Syanpse Fall 2019

Henry Ford Hospital Neurosurgery Synapse Newsletter
FALL 2019 Refer a patient (313) 916-1340

FACULTY SPOTLIGHT:
The latest in brain tumor treatment: Q&A with Dr. Ian Lee

Dr. Lee received fellowship training in Neurosurgical Oncology at the University of Texas, MD Anderson Cancer Center. He has pioneered innovative technologies for safer, aggressive brain and spinal tumor resection and currently serves in many leadership positions at Henry Ford, including co-director of the Hermelin Brain Tumor Center.

IAN LEE, M.D.

FOCUS AREAS
Brain and spine tumor resection

Neurotrauma

von Hippel Lindau VHL syndrome

 

ACADEMIC POSITIONS
Co-director, Hermelin Brain Tumor Center

Director, Spinal Neuro-oncology

Co-director, Intraoperative MRI

Senior Staff Neurosurgeon

 

SELECT HONORS
2018 Asian Pacific American Chamber of Commerce Salute to Excellence Award

2018 Hour Detroit Innovation of Care Award Winning Team

2016-2019 Hour Detroit Top Docs

Q: WHAT'S CHANGED MOST SINCE THE TIME OF YOUR TRAINING?
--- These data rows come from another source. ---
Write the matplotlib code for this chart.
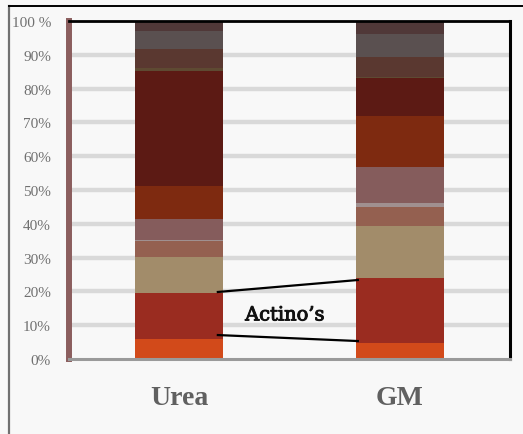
import matplotlib
matplotlib.use("Agg")
import matplotlib.pyplot as plt
import matplotlib.patheffects as pe
from matplotlib.lines import Line2D
import numpy as np

# Community composition (% of reads) per treatment, stacked bottom to top
categories = ["Urea", "GM"]
layer_names = ["L1", "L2", "L3", "L4", "L5", "L6", "L7", "L8", "L9", "L10", "L11", "L12"]
urea_values = [5.8, 13.7, 10.6, 4.8, 0.4, 6.2, 9.8, 33.9, 1.0, 5.4, 5.3, 3.1]
gm_values = [4.7, 19.3, 15.4, 5.7, 1.2, 10.6, 14.9, 11.3, 0.2, 6.1, 6.7, 3.9]
layer_colors = ["#D24A1A", "#9A2C20", "#A28C6A", "#946050", "#A09090", "#855C5C",
                "#7E2A10", "#5C1A14", "#5E4A32", "#5A3830", "#5A5050", "#503838"]
y_ticks = [0, 10, 20, 30, 40, 50, 60, 70, 80, 90, 100]
y_tick_labels = ["0%", "10%", "20%", "30%", "40%", "50%", "60%", "70%", "80%", "90%", "100 %"]
callout_text = "Actino\u2019s"

W, H = 523, 435
fig = plt.figure(figsize=(W / 100, H / 100), dpi=100, facecolor="#F8F8F8")
ax = fig.add_axes([69 / W, (H - 360) / H, (510 - 69) / W, (360 - 22) / H])
ax.set_facecolor("#F8F8F8")

# horizontal gridlines
for t in y_ticks[1:-1]:
    ax.axhline(t, color="#D9D9D9", lw=3.2, zorder=0)

data = np.array([urea_values, gm_values])
x = np.arange(len(categories))
bottom = np.zeros(len(categories))
for j in range(data.shape[1]):
    ax.bar(x, data[:, j], width=0.4, bottom=bottom, color=layer_colors[j],
           edgecolor="none", zorder=2, label=layer_names[j])
    bottom += data[:, j]

ax.set_xlim(-0.5, 1.5)
ax.set_ylim(0, 100)

# axis frame: shaded left wall, grey floor, black top/right edges
ax.spines["left"].set_color("#8B5E5E")
ax.spines["left"].set_linewidth(4.3)
ax.spines["bottom"].set_color("#9A9A9A")
ax.spines["bottom"].set_linewidth(2.2)
ax.spines["top"].set_color("black")
ax.spines["top"].set_linewidth(2.0)
ax.spines["right"].set_color("black")
ax.spines["right"].set_linewidth(2.2)
for s in ax.spines.values():
    s.set_zorder(5)

ax.set_yticks(y_ticks)
ax.set_yticklabels(y_tick_labels, fontfamily="Liberation Serif", fontsize=11, color="#707070")
ax.tick_params(axis="y", length=0, pad=13)
ax.set_xticks(x)
ax.set_xticklabels(categories, fontfamily="Liberation Serif", fontweight="bold",
                   fontsize=20, color="#606060")
ax.tick_params(axis="x", length=0, pad=19)

# callout lines towards the Actinobacteria layers
ax.plot([0.17, 0.815], [19.8, 23.4], color="black", lw=1.6, zorder=6, solid_capstyle="butt")
ax.plot([0.17, 0.815], [7.1, 5.3], color="black", lw=1.6, zorder=6, solid_capstyle="butt")
ax.text(0.48, 12.9, callout_text, fontfamily="DejaVu Serif", fontsize=14,
        ha="center", va="center", color="#111111", zorder=6,
        path_effects=[pe.withStroke(linewidth=0.7, foreground="#111111")])

# outer frame (left and top edges)
fig.add_artist(Line2D([9 / W, 9 / W], [0, 1 - 7 / H], transform=fig.transFigure,
                      color="#707070", lw=1.6))
fig.add_artist(Line2D([9 / W, 1], [1 - 7 / H, 1 - 7 / H], transform=fig.transFigure,
                      color="black", lw=1.4))

fig.savefig("out.png", dpi=100, facecolor=fig.get_facecolor())
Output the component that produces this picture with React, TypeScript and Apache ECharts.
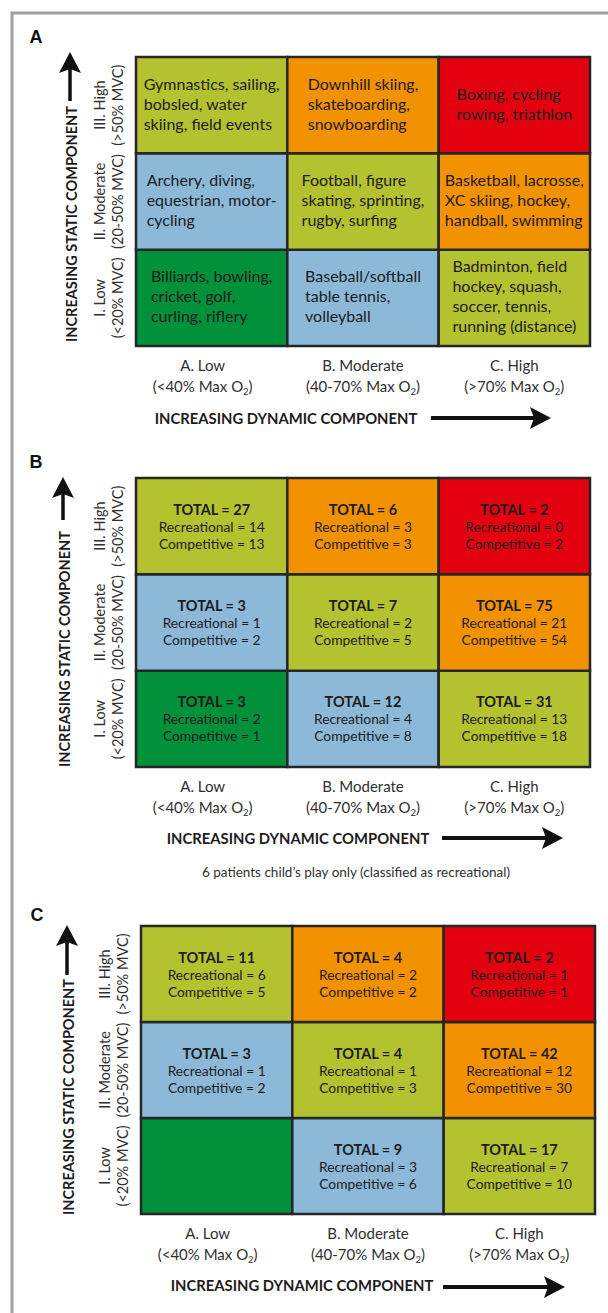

We have more minimally invasive treatments available. We have newer methods of visualizing functional anatomy, so we can better work around language, motor function and other important centers of the brain. White matter tractography through diffusion tensor imaging allows us to define safer corridors to access deep tumors. Real-time imaging through intraoperative MRI allows us to maximize resection safely as well as do other types of surgery that rely on real-time imaging, such as laser ablation. With all of these techniques, and now for the spine, as well, we can operate on formerly inoperable tumors, do more complete resections and cut recovery time.

Q: WHAT ABOUT THE PERSONAL TOUCH?

The surgeon’s hands-on experience is still the important element. Knowing where the tumor is located is only part of it. There’s an interplay with what you see in the tumor, and integrating it with anatomic and functional anatomical knowledge.

Q: HOW HAS PRECISION MEDICINE CHANGED TUMOR TREATMENT?

Precision medicine uses specific, individual genetic markers to diagnose patients, before developing treatment options that work on a molecular level. The pace has increased, and now we can sequence an entire genome in days. With this advancement and with the tissue samples in our Tumor Bank, we are learning a lot more about genetics of these tumors, which can help us develop new sets of markers to help with prognosis and treatment. These types of studies as well as trials like 5-ALA will ultimately help to drive better treatments.

Q: WHY IS 5-ALAA A GAME CHANGER?

It’s been the standard of care in Europe for over 10 years, but is new in the United States. 5-ALA is a natural chemical your body produces that fluoresces pink under blue light. Tumor cells take it up preferentially, so it causes the tumor to light up pink, making surgery almost like a paint by numbers to show you where the tumor is. This is important, because to the naked eye, tumors can be hard to differentiate from the surrounding, more normal tissue.

Q: WHAT CHALLENGES REMAIN IN BRAIN TUMOR TREATMENT?

We’re pretty close with how aggressive we can be with surgery, and it’s an integral part, but on its own it’s not curative. There’s more work to be done in finding the balance between precision in tumor resection, while preserving neurological function and quality of life.

Q: WHAT'S NEXT FOR THE CENTER

An even greater focus on precision medicine. Continued advancements in making surgery less invasive, and better integrating surgery with other treatments. Liquid biopsies to diagnose tumors noninvasively through urine, blood and spinal fluid, which is something that we’re researching at Hermelin.